Monday, June 01, 2009

What can be done about North Korea and the Bomb?

North Korea undertook their second nuclear explosion and is firing off missiles that is more reminisce of someone trying compensate for a small dick. The UN Security Council will probably pass a resolution that by and large will do nothing. China will keep propping up the regime for both political and strategic reasons, South Korea is limited by what it wants to do and Japan will probably make the strongest moves to "punish" North Korea by beefing up missile defences.

Peter Hatcher puts forward what he thinks will make the regime pay attention to the international community. In effect it is having China, South Korea and Japan cut off cashflow to the regime. Sensible, but I am not convinced that any of those countries will do what is necessary particular as it doesn't meet their strategic aims.

Short of military action is there anything that can be done? It is a question that I've been pondering over the last week or so. Nothing leaps out as a great solution but a remembered article from years back about how information is probably the best weapon against the regime stirs.

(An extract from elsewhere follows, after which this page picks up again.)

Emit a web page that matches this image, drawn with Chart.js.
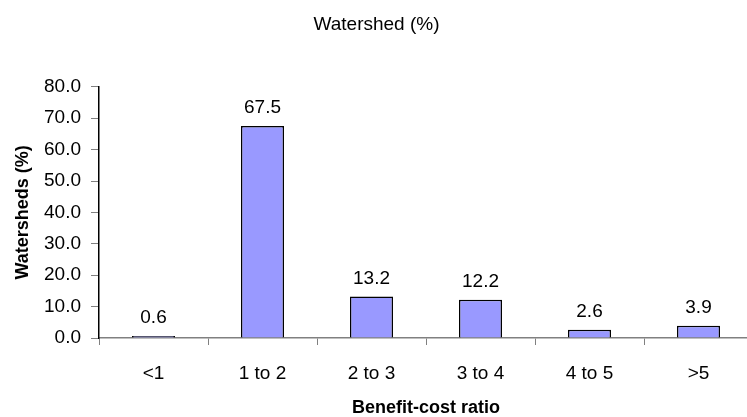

The idea (as I remember it) was to air drop self-contained internet access devices that would provide the populace with access to the outside world that wasn't controlled by the regime. As much as the idea seems fanciful, I think a variant on it is something to consider.

In the variant, use OLPC-like laptops with windy handles for powering the device. The devices will need to include a verbal interface so that people who are illiterate can use it. The main issue is how to provide outside access? One potential way is to include a satellite access device that also acts as a wireless access point. Bearing in mind that as OLPC laptops can create mesh networks large numbers of the hubs would not be needed. Indeed, additional access could be provided by wireless connections beamed in from South Korea and naval ships.

The aim of internet access devices is to break the strangle hold on information that the regime has. That opens the door to working around the regime to provide food, water and power. In effect the internet access devices (remembering they can be used to share information and coordinate activity within North Korea as well) allows new centres of power to form and for the people to negate the advantages the regime has.

Would it work? I don't know and I don't think anyone really does. Anthropologists and psychologists can give you an estimate of potential effects it would have but until it is tried we won't know. So should it be done? I think it should be seriously be considered. At the very least it would be another potential noose to tighten around the regime's neck.